Ты пришёл бы к нам. И сказал бы мне одно слово:
— Змея.
— Змея жалит только тогда, когда защищается, — ответила бы я.
–
А в остальное время это тихое, грациозное создание.
Ты бы сказал:
— Я думал, что ты моя Джульетта Друэ.
— Джульетта Друэ была слабая актриса. Она служила идее искусства через другого человека. Через Виктора Гюго. А у меня есть свой талант и своё материнство. В этом дело.
— Я думал, мы никогда не расстанемся, — сказал бы ты.
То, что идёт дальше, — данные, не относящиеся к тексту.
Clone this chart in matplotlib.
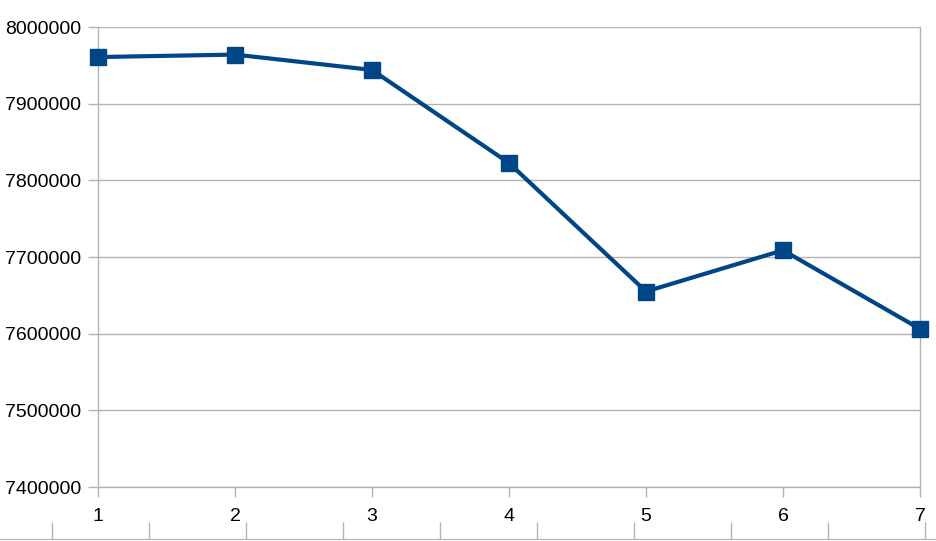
import matplotlib
matplotlib.use("Agg")
import matplotlib.pyplot as plt

x_values = [1, 2, 3, 4, 5, 6, 7]
y_values = [7960800, 7964000, 7944000, 7822600, 7655000, 7708800, 7606200]
y_ticks = [7400000, 7500000, 7600000, 7700000, 7800000, 7900000, 8000000]

plt.rcParams['font.family'] = ['Liberation Sans', 'DejaVu Sans']
W, H = 936, 541
fig = plt.figure(figsize=(W / 100, H / 100), dpi=100)
gray = '#b3b3b3'
color = '#004586'

ax = fig.add_axes([98 / W, 54 / H, 822 / W, 460 / H])
ax.plot(x_values, y_values, color=color, lw=3, marker='s', ms=11.5,
        mfc=color, mec=color, clip_on=False, zorder=5)
ax.set_xlim(1, 7)
ax.set_ylim(7400000, 8000000)
ax.set_xticks(x_values)
ax.set_yticks(y_ticks)
ax.set_yticklabels([str(v) for v in y_ticks])
ax.grid(axis='y', color=gray, lw=1)
ax.set_axisbelow(True)
for s in ax.spines.values():
    s.set_color(gray)
    s.set_linewidth(1)
ax.spines['top'].set_visible(False)
ax.tick_params(axis='both', colors=gray, labelcolor='black', labelsize=14,
               length=7, width=1, direction='out')
ax.tick_params(axis='x', pad=8)
ax.tick_params(axis='y', pad=5)

# bottom partial axis strip
ax2 = fig.add_axes([0, 2 / H, 1, 0.001])
ax2.set_xlim(0, W)
ax2.set_ylim(0, 1)
ax2.set_xticks([52 + 97 * k for k in range(10)])
ax2.set_xticklabels([])
ax2.set_yticks([])
for k in ['top', 'left', 'right']:
    ax2.spines[k].set_visible(False)
ax2.spines['bottom'].set_color(gray)
ax2.tick_params(axis='x', direction='in', length=12.5, colors=gray, width=1)
ax2.patch.set_visible(False)

fig.savefig('out.png', dpi=100)
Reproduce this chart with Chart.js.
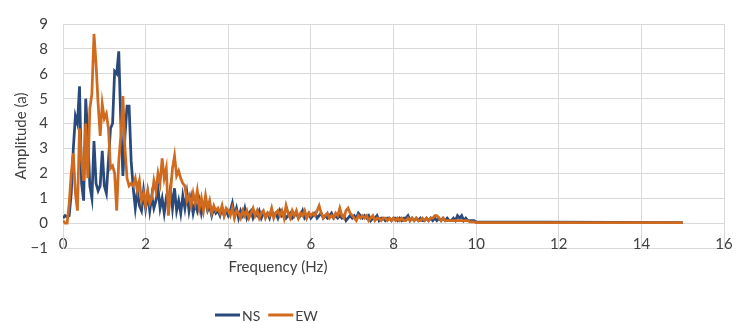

— А мы и не расстанемся. У моего сына (в мечтах это был сын) половина твоего лица. Так что мы всегда вместе.
Вот так я могла говорить с тобой, если бы послушалась Вальку. Но я не послушалась, и все стало развиваться по его сценарию.
Валька — великий сценарист.
Мы стали ссориться.
Отношения не стоят на месте. Накапливается усталость.
Ты подвозишь меня к моему дому и уже знаешь, что я не захочу сразу выйти из машины. Буду медлить. Ныть. И я медлю. Ною. Потом все-таки выхожу.
Ты срываешь машину с места, как застоявшегося коня, и мимо меня проносится твой профиль над рулём. И я вижу по профилю: ты уже не здесь. Не со мной.
Вечером ты мне звонишь. Я лежу в обнимку с телефоном.
Мама смотрит на меня и говорит:
— Дура. А он сволочь.
В конце декабря грянул мороз, и моя машина заглохла в центре города, неподалёку от твоего дома.
Я забежала в автомат, позвонила к тебе домой. Объяснила создавшуюся ситуацию. Спросила:
— Не подскочишь?
От моего дыхания шёл пар и ресницы заиндевели.
— Не подскочу, — ответил ты лёгким голосом. — Я пообещал Денису пойти с ним в «Орбиту». Я уже полгода обещаю, и все время что-то происходит.
Денис — это младший сын. «Орбита» — магазин. Значит, Дениса отменить нельзя, а меня можно. Меня можно бросить в тридцатиградусный мороз на дороге — выкручивайся, как хочешь.
Во мне что-то лопнуло. Я проговорила почти спокойно:
— Когда ты сдохнешь, я приду и плюну на твою могилу.